-- start of Recorded information --
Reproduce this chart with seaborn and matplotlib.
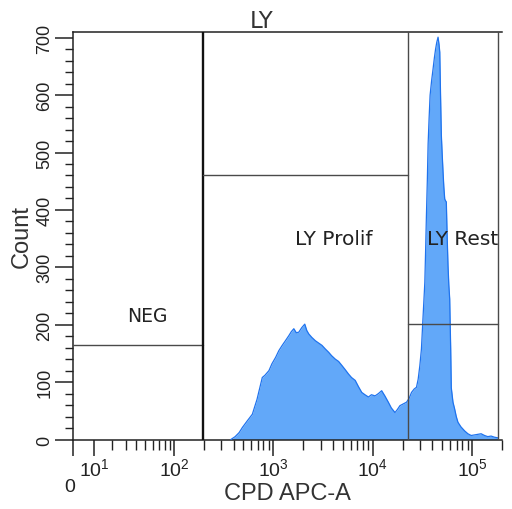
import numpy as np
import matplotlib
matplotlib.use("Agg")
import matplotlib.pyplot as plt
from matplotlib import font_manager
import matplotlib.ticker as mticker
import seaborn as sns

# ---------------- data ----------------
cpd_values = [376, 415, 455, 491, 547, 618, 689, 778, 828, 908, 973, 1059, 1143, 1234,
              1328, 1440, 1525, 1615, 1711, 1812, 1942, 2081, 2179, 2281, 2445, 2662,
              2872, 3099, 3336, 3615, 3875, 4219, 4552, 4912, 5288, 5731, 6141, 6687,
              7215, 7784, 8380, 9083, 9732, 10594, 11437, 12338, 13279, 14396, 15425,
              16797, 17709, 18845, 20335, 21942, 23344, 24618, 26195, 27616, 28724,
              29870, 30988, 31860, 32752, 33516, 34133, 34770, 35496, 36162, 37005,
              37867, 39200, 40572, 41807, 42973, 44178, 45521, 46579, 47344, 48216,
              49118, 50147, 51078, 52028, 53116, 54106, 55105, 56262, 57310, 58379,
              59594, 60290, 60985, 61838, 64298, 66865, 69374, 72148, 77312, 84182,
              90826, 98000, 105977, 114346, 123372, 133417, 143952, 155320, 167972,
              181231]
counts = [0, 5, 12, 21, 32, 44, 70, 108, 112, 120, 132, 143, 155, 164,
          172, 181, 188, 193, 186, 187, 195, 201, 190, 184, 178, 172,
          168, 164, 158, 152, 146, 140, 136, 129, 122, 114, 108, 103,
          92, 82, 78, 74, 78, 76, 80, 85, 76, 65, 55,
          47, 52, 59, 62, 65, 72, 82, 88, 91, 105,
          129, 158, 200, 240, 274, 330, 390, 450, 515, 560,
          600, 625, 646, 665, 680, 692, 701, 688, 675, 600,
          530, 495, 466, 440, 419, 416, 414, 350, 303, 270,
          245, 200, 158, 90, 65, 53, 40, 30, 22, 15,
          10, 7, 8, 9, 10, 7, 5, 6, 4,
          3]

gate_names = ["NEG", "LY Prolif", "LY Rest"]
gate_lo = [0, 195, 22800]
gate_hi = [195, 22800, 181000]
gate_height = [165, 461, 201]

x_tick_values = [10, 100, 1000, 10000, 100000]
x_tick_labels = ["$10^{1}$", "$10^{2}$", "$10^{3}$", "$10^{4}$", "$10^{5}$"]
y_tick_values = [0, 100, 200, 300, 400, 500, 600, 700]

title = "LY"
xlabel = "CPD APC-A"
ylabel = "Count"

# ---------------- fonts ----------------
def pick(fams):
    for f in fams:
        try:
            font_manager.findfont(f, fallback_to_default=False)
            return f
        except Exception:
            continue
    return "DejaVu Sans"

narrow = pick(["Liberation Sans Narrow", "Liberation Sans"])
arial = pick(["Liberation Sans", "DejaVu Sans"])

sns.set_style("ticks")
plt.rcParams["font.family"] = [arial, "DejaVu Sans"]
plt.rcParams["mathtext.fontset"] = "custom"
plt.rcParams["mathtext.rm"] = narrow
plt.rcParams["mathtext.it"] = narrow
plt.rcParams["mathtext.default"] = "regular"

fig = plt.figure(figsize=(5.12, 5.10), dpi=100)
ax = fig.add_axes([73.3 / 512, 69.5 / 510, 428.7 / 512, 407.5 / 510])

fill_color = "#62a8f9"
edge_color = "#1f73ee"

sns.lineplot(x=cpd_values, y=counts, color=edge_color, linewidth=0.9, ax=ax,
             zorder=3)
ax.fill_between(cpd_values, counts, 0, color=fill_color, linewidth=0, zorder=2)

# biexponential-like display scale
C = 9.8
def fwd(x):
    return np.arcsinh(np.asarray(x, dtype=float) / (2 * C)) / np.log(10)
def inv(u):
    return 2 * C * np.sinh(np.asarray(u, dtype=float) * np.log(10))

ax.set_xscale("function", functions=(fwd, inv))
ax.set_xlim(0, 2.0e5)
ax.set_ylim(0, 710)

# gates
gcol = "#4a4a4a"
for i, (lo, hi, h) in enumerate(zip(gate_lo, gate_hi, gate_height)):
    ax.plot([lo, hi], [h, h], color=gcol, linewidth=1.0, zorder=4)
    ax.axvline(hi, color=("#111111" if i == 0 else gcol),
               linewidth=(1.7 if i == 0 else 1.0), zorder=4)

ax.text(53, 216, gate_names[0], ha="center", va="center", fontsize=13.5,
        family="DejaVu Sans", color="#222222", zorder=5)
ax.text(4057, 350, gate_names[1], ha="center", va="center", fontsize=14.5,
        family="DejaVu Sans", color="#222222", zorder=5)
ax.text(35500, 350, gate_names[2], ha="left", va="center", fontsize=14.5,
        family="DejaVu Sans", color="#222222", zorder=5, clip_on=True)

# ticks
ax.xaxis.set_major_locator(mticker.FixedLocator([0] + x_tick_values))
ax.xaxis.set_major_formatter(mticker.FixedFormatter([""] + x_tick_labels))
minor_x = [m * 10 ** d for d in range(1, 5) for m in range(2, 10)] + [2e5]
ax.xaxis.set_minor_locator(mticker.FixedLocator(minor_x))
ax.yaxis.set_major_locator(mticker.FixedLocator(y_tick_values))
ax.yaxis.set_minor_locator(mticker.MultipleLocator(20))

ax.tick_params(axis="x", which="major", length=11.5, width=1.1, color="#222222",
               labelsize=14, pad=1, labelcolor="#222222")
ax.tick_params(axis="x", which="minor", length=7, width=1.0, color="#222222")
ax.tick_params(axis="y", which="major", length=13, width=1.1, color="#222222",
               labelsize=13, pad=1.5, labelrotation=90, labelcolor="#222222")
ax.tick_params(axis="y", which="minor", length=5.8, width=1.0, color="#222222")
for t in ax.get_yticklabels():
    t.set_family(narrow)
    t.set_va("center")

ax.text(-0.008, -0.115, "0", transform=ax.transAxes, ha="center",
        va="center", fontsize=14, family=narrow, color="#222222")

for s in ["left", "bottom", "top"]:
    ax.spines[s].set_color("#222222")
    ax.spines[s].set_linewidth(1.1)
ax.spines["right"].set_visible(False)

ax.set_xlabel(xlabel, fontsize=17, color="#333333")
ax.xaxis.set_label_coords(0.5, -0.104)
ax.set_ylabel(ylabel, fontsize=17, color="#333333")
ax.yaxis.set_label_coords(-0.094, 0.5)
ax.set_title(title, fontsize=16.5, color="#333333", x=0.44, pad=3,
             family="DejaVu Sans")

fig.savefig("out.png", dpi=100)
-- end of Recorded information --
# Work to do
Extract, word for word, each line from the top of the data down to and including the line with "import seaborn as sns"; skip the pictures.

# Task result
Reproduce this chart with seaborn and matplotlib.
import numpy as np
import matplotlib
matplotlib.use("Agg")
import matplotlib.pyplot as plt
from matplotlib import font_manager
import matplotlib.ticker as mticker
import seaborn as sns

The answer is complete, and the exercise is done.